Rescaling collected data from an image file

Hello.
I am currently trying to reproduce a graph on matlab from a .jpeg file. I've managed to extract the correct shape, however I am at a loss of how to rescale the data, as one of the axis that has to be modified (x axis) is the number of columns of the matrix rather than actual data (It's a [1 341] matrix, where the row contains the data for the y axis).
Basically, the graph was generated from this image:
into this:
So as it can be seen the x axis should be from 0 to 2000, and the zero should be where it's currently 50.
Y axis should run in a similar range, but start at 0, whereas currently it's 40.
So to recap, I am uncertain on how to make the x axis, which is the number of columns, and the y axis into ranges of 0-2000 without creating gaps in the graph, as well as modifying starting positions of the data.
Thank you for your time,
Edvardas.

 Respuesta aceptada

Image Analyst
Image Analyst el 10 de Abr. de 2013

0 votos

You have to come up with a spatial calibration factor for the x and y directions.
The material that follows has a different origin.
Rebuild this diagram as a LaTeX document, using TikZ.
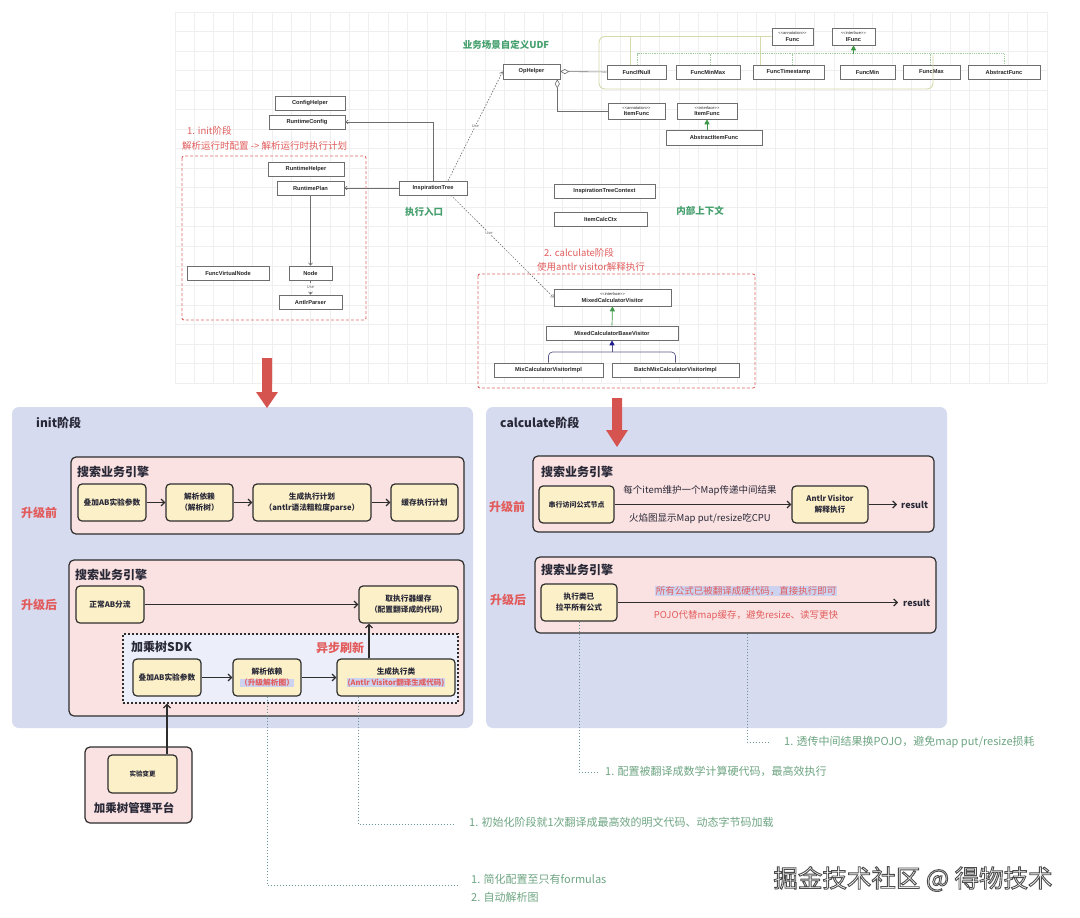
\documentclass[tikz,border=0pt]{standalone}
\usepackage{fontspec}
\setmainfont{Noto Sans CJK SC}
\newfontfamily\umlf{Liberation Sans}
\usetikzlibrary{arrows.meta}
\definecolor{lav}{RGB}{214,219,240}
\definecolor{pinkc}{RGB}{251,226,226}
\definecolor{yelc}{RGB}{252,240,200}
\definecolor{sdkc}{RGB}{236,238,250}
\definecolor{edgec}{RGB}{45,45,45}
\definecolor{redt}{RGB}{226,92,92}
\definecolor{greent}{RGB}{70,160,110}
\definecolor{notet}{RGB}{110,165,130}
\definecolor{dotc}{RGB}{105,150,150}
\definecolor{bigred}{RGB}{214,84,80}
\definecolor{gridc}{RGB}{239,239,239}
\definecolor{umle}{RGB}{110,110,110}
\definecolor{olivec}{RGB}{214,218,170}
\definecolor{impg}{RGB}{60,150,70}
\definecolor{impl}{RGB}{160,205,160}
\definecolor{navyc}{RGB}{30,30,140}
\definecolor{hlc}{RGB}{205,210,238}
\definecolor{titc}{RGB}{40,40,55}
\definecolor{redd}{RGB}{224,102,102}
\newcommand\mkbox[7]{%
 \pgfmathsetmacro\mcx{(#3+#5)/2}%
 \pgfmathsetmacro\mcy{(#4+#6)/2}%
 \pgfmathsetmacro\mww{#5-#3}%
 \pgfmathsetmacro\mhh{#6-#4}%
 \node[#1, minimum width=\mww pt, minimum height=\mhh pt] (#2) at (\mcx,\mcy) {#7};}
\newcommand\stereo{\umlf\mdseries\fontsize{4}{4.5}\selectfont}
\begin{document}
\begin{tikzpicture}[x=1pt,y=-1pt,
 uml/.style={draw=umle, fill=white, line width=0.6pt, inner sep=0pt, align=center, font=\umlf\bfseries\fontsize{5.7}{6.2}\selectfont, text=black!85},
 ua/.style={draw=umle, line width=0.6pt, -{Straight Barb[length=2.5pt,width=4pt]}},
 uselbl/.style={font=\umlf\fontsize{4}{4}\selectfont, text=black!60, fill=white, inner sep=0.4pt},
 panel/.style={fill=lav, rounded corners=7pt, inner sep=0pt},
 pbox/.style={draw=edgec, fill=pinkc, line width=1.2pt, rounded corners=5pt, inner sep=0pt},
 sdk/.style={draw=edgec, fill=sdkc, line width=1.3pt, dash pattern=on 2pt off 2pt, inner sep=0pt},
 ybox/.style={draw=edgec, fill=yelc, line width=1.2pt, rounded corners=4pt, inner sep=1pt, align=center, font=\bfseries\fontsize{7.7}{11}\selectfont, text=titc},
 ttl/.style={font=\bfseries\fontsize{12}{14}\selectfont, text=titc, anchor=west, inner sep=0pt},
 lbl/.style={font=\bfseries\fontsize{12}{14}\selectfont, text=redt, inner sep=0pt},
 ba/.style={draw=edgec, line width=1.2pt, -{Straight Barb[length=3.5pt,width=7pt]}},
 dl/.style={draw=dotc, line width=1pt, dash pattern=on 1.2pt off 1.8pt},
 note/.style={font=\fontsize{11}{18}\selectfont, text=notet, anchor=west, align=left, inner sep=0pt},
 mid/.style={font=\fontsize{9.5}{11}\selectfont, text=titc, inner sep=0pt},
 redmid/.style={font=\fontsize{9.5}{11}\selectfont, text=redt, inner sep=0.8pt},
 res/.style={font=\bfseries\fontsize{9}{10}\selectfont, text=titc, anchor=west, inner sep=0pt},
 grtx/.style={font=\bfseries\fontsize{9.5}{11}\selectfont, text=greent, inner sep=0pt},
 rdtx/.style={font=\fontsize{9.5}{11}\selectfont, text=redt, anchor=west, inner sep=0pt},
 wm/.style={font=\fontsize{24.5}{26}\selectfont, inner sep=0pt}
]
\useasboundingbox (0,0) rectangle (1080,918);
\fill[white] (0,0) rectangle (1080,918);
% grid
\foreach \i in {0,...,45} \draw[gridc, line width=0.6pt] (175+\i*19.378,12) -- (175+\i*19.378,383);
\foreach \j in {0,...,19} \draw[gridc, line width=0.6pt] (175,12+\j*19.526) -- (1047,12+\j*19.526);

% ---------- UML area ----------
\mkbox{uml}{CH}{275}{96}{345}{110}{ConfigHelper}
\mkbox{uml}{RC}{269}{115}{345}{129}{RuntimeConfig}
\mkbox{uml}{RH}{268}{162}{344}{176}{RuntimeHelper}
\mkbox{uml}{RP}{277}{181}{344}{195}{RuntimePlan}
\mkbox{uml}{IT}{399}{181}{467}{195}{InspirationTree}
\mkbox{uml}{FVN}{187}{266}{269}{280}{FuncVirtualNode}
\mkbox{uml}{ND}{289}{266}{332}{280}{Node}
\mkbox{uml}{AP}{279}{295}{342}{309}{AntlrParser}
\mkbox{uml}{OP}{503}{64}{560}{79}{OpHelper}
\mkbox{uml}{FIN}{607}{65}{666}{79}{FuncIfNull}
\mkbox{uml}{FMM}{676}{65}{740}{79}{FuncMinMax}
\mkbox{uml}{FTS}{753}{65}{824}{79}{FuncTimestamp}
\mkbox{uml}{FMI}{840}{65}{895}{79}{FuncMin}
\mkbox{uml}{FMA}{903}{65}{960}{79}{FuncMax}
\mkbox{uml}{AF}{968}{65}{1040}{79}{AbstractFunc}
\mkbox{uml}{FA}{772}{28}{813}{45}{{\stereo <{}<annotation>{}>}\\Func}
\mkbox{uml}{IF}{832}{28}{875}{45}{{\stereo <{}<interface>{}>}\\IFunc}
\mkbox{uml}{IFa}{608}{103}{665}{119}{{\stereo <{}<annotation>{}>}\\ItemFunc}
\mkbox{uml}{IFi}{677}{103}{737}{119}{{\stereo <{}<interface>{}>}\\ItemFunc}
\mkbox{uml}{AIF}{666}{130}{762}{145}{AbstractItemFunc}
\mkbox{uml}{ITC}{554}{184}{655}{198}{InspirationTreeContext}
\mkbox{uml}{ICC}{554}{212}{647}{226}{ItemCalcCtx}
\mkbox{uml}{MCV}{554}{289}{671}{306}{{\stereo <{}<interface>{}>}\\MixedCalculatorVisitor}
\mkbox{uml}{MCB}{546}{326}{678}{340}{MixedCalculatorBaseVisitor}
\mkbox{uml}{MCI}{494}{363}{603}{377}{MixCalculatorVisitorImpl}
\mkbox{uml}{BMC}{612}{363}{739}{377}{BatchMixCalculatorVisitorImpl}

% UML connectors
\draw[ua] (IT.west) -- (RP.east);
\draw[ua] (IT.north) |- (RC.east);
\draw[ua] (RP.south) -- (ND.north);
\draw[ua, dashed] (ND.south) -- node[uselbl]{Use} (AP.north);
\draw[ua, dash pattern=on 1.5pt off 1.5pt] ([xshift=15pt]IT.north) -- node[uselbl, pos=0.5]{Use} (OP.west);
\draw[ua, dash pattern=on 1.5pt off 1.5pt] ([xshift=18pt]IT.south) -- node[uselbl, pos=0.37]{Use} (MCV.west);
\draw[umle, line width=0.6pt, {Diamond[open,length=9pt,width=5pt]}-] (OP.east) -- (FIN.west);
\draw[umle, line width=0.6pt, {Diamond[open,length=9pt,width=5pt]}-] ([xshift=-3pt]OP.south east) |- (IFa.west);
% group of funcs
\coordinate (gc) at (933,55);
\draw[olivec, line width=0.9pt, rounded corners=6pt] (FA.west) -| (599,89) -| (gc);
\draw[olivec, line width=0.8pt] ([xshift=-6pt]FIN.north) -- ([xshift=-6pt]FIN.north |- FA.west);
\draw[olivec, line width=0.8pt] ([xshift=-28pt]FTS.north) -- ([xshift=-28pt]FTS.north |- FA.west);
\coordinate (ij) at (853.5,54);
\draw[impl, line width=0.8pt, densely dotted] ([xshift=1pt]FIN.north) -- ++(0,-11) -| (AF.north);
\foreach \n/\s in {FMM/2,FTS/4,FMA/-1.5} \draw[impl, line width=0.8pt, densely dotted] ([xshift=\s pt]\n.north) -- ++(0,-11);
\draw[impg, line width=0.7pt, -{Triangle[length=5pt,width=5pt]}] (ij) -- (IF.south);
\draw[impg, line width=0.7pt, -{Triangle[length=5pt,width=5pt]}] (IFi.south |- AIF.north) -- (IFi.south);
\draw[impg, line width=0.7pt, -{Triangle[length=5pt,width=5pt]}] (MCB.north) -- (MCV.south);
\coordinate (mj) at (612,352);
\draw[navyc!40!gray, line width=0.7pt, rounded corners=4pt] (MCI.north) |- (mj) -| (BMC.north);
\draw[navyc!40!gray, line width=0.7pt, -{Triangle[length=5pt,width=5pt,color=navyc]}] (mj) -- (MCB.south);

% red dashed groups
\draw[redd, line width=0.9pt, dash pattern=on 3pt off 2pt, rounded corners=2pt] (182,156) rectangle (366,320);
\draw[redd, line width=0.9pt, dash pattern=on 3pt off 2pt, rounded corners=2pt] (478,274) rectangle (755,388);

% UML texts
\node[grtx] at (506,45) {业务场景自定义UDF};
\node[rdtx] at (187,131) {1. init阶段};
\node[rdtx] at (182,146) {解析运行时配置 -> 解析运行时执行计划};
\node[grtx] at (424,212) {执行入口};
\node[grtx] at (700,211) {内部上下文};
\node[rdtx] at (544,253) {2. calculate阶段};
\node[rdtx] at (537,267) {使用antlr visitor解释执行};

% ---------- init panel ----------
\mkbox{panel}{PI}{12}{407}{473}{728}{}
\node[ttl] at (36,423) {init阶段};
\node[lbl] at (39,513) {升级前};
\node[lbl] at (39,605) {升级后};
\mkbox{pbox}{P1}{71}{457}{464}{534}{}
\node[ttl] at (77,472) {搜索业务引擎};
\mkbox{ybox}{a1}{78}{484}{146}{521}{叠加AB实验参数}
\mkbox{ybox}{a2}{166}{484}{233}{521}{解析依赖\\（解析树）}
\mkbox{ybox}{a3}{253}{484}{371}{521}{生成执行计划\\（antlr语法粗粒度parse）}
\mkbox{ybox}{a4}{391}{484}{458}{521}{缓存执行计划}
\draw[ba] (a1) -- (a2);
\draw[ba] (a2) -- (a3);
\draw[ba] (a3) -- (a4);

\mkbox{pbox}{P2}{69}{560}{464}{716}{}
\node[ttl] at (75,575) {搜索业务引擎};
\mkbox{ybox}{b1}{76}{586}{144}{623}{正常AB分流}
\mkbox{ybox}{b2}{359}{586}{458}{623}{取执行器缓存\\（配置翻译成的代码）}
\draw[ba] (b1) -- (b2);
\mkbox{sdk}{SDK}{123}{634}{458}{703}{}
\node[ttl] at (131,647) {加乘树SDK};
\node[lbl] at (340,648) {异步刷新};
\mkbox{ybox}{c1}{133}{659}{201}{696}{叠加AB实验参数}
\mkbox{ybox}{c2}{233}{659}{301}{696}{解析依赖\\{\fboxsep=0.5pt\colorbox{hlc}{\color{redt}（升级解析图）}}}
\mkbox{ybox}{c3}{337}{659}{455}{696}{生成执行类\\{\fontsize{7.5}{11}\selectfont\fboxsep=0.5pt\colorbox{hlc}{\color{redt}(Antlr Visitor翻译生成代码)}}}
\draw[ba] (c1) -- (c2);
\draw[ba] (c2) -- (c3);
\draw[ba] ([xshift=-27pt]c3.north) -- ([xshift=-27pt]c3.north |- b2.south);

% management platform
\mkbox{pbox}{P3}{85}{747}{192}{823}{}
\mkbox{ybox}{d1}{108}{755}{177}{793}{\fontsize{6.5}{8}\selectfont 实验变更}
\node[font=\bfseries\fontsize{11.5}{13}\selectfont, text=titc, inner sep=0pt] at (134,808) {加乘树管理平台};
\draw[ba] ([xshift=24.5pt]d1.north) -- ([xshift=24.5pt]d1.north |- SDK.south);

% ---------- calculate panel ----------
\mkbox{panel}{PC}{486}{407}{947}{728}{}
\node[ttl] at (500,423) {calculate阶段};
\node[lbl] at (507,507) {升级前};
\node[lbl] at (508,600) {升级后};
\mkbox{pbox}{P4}{533}{456}{934}{532}{}
\node[ttl] at (541,472) {搜索业务引擎};
\mkbox{ybox}{e1}{539}{486}{614}{523}{\fontsize{7}{9}\selectfont 串行访问公式节点}
\mkbox{ybox}{e2}{792}{486}{868}{523}{Antlr Visitor\\解释执行}
\draw[ba] (e1) -- (e2);
\node[mid] at (700,491) {每个item维护一个Map传递中间结果};
\node[mid] at (700,519) {火焰图显示Map put/resize吃CPU};
\coordinate (r1) at (897,504.5);
\draw[ba] (e2) -- (r1);
\node[res] at (901,505) {result};

\mkbox{pbox}{P5}{535}{557}{936}{633}{}
\node[ttl] at (541,570) {搜索业务引擎};
\mkbox{ybox}{f1}{541}{584}{617}{621}{执行类已\\拉平所有公式}
\coordinate (r2) at (898,602.5);
\draw[ba] (f1) -- (r2);
\node[res] at (903,603) {result};
\node[redmid, fill=hlc] at (746,591) {所有公式已被翻译成硬代码，直接执行即可};
\node[redmid] at (746,616) {POJO代替map缓存，避免resize、读写更快};

% big red arrows (on top of the panels)
\fill[bigred] (262,358) -- (272,358) -- (272,392) -- (278,392) -- (267,408) -- (256,392) -- (262,392) -- cycle;
\fill[bigred] (612,398) -- (622,398) -- (622,430) -- (628,430) -- (617,447) -- (606,430) -- (612,430) -- cycle;

% ---------- dotted notes ----------
\coordinate (n1) at (457,885);
\coordinate (n2) at (455,824);
\coordinate (n3) at (598,772);
\coordinate (n4) at (768,742);
\draw[dl] (c2.south) |- (n1);
\draw[dl] ([xshift=-38pt]c3.south) |- (n2);
\draw[dl] (f1.south) |- (n3);
\draw[dl] ([xshift=11.5pt]P5.south) |- (n4);
\node[note] at (471,888) {1. 简化配置至只有formulas\\2. 自动解析图};
\node[note] at (469,822) {1. 初始化阶段就1次翻译成最高效的明文代码、动态字节码加载};
\node[note] at (605,771) {1. 配置被翻译成数学计算硬代码，最高效执行};
\node[note] at (784,742) {1. 透传中间结果换POJO，避免map put/resize损耗};

% watermark: white text with a dark outline (text render mode 2)
\node[wm] (wmk) at (913,879) {\color{white}\special{pdf:literal direct 0.3 0.3 0.3 RG 0.9 w 2 Tr}掘金技术社区 @ 得物技术\special{pdf:literal direct 0 Tr}};
\end{tikzpicture}
\end{document}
I suggest you use imdistline() and then inputdlg() to ask the user to click on known tick marks on the axes and specify what the "real" number is for the tick marks. See example 3 under imdistline().

3 comentarios

Edvardas
Edvardas el 11 de Abr. de 2013
Hello! Thanks for the answer. I think I understand what you mean, however, in this exercise my task is to go from a very similar method to what you described (except there the user would tick the marks on the graph of the image file) to a more of an automated process.
Hence I was wondering whether there is a method to play around with the matrix itself (e.g. increase the size from 1x341 to 1x2000 whilst avoiding gaps in the graph, or changing the matrix into a 2x341, where one row would contain approximated data points between 0 to 2000 on the x axis, and the other row would be scaled appropriately), so that it could be coded to do it automatically without user input?
Again, thank you for your time!
Regards,
Edvardas
Image Analyst
Image Analyst el 11 de Abr. de 2013
You can find the axes coordinates (of the actual axis lines) by getting the image from the axes using getframe(). Then sum the image horizontally and vertically and look for spikes that represent the black axes.
Edvardas
Edvardas el 12 de Abr. de 2013
Awesome. Will try that out. Thank you!
P.S. Got the initial suggestion running as well, used the ginput command to get values which I then used to find the scaling factors and then used that to scale up the axis. I'm not sure whether it's as efficient, just felt more familiar with ginput, but I understand the principle is pretty similar, so thanks again :)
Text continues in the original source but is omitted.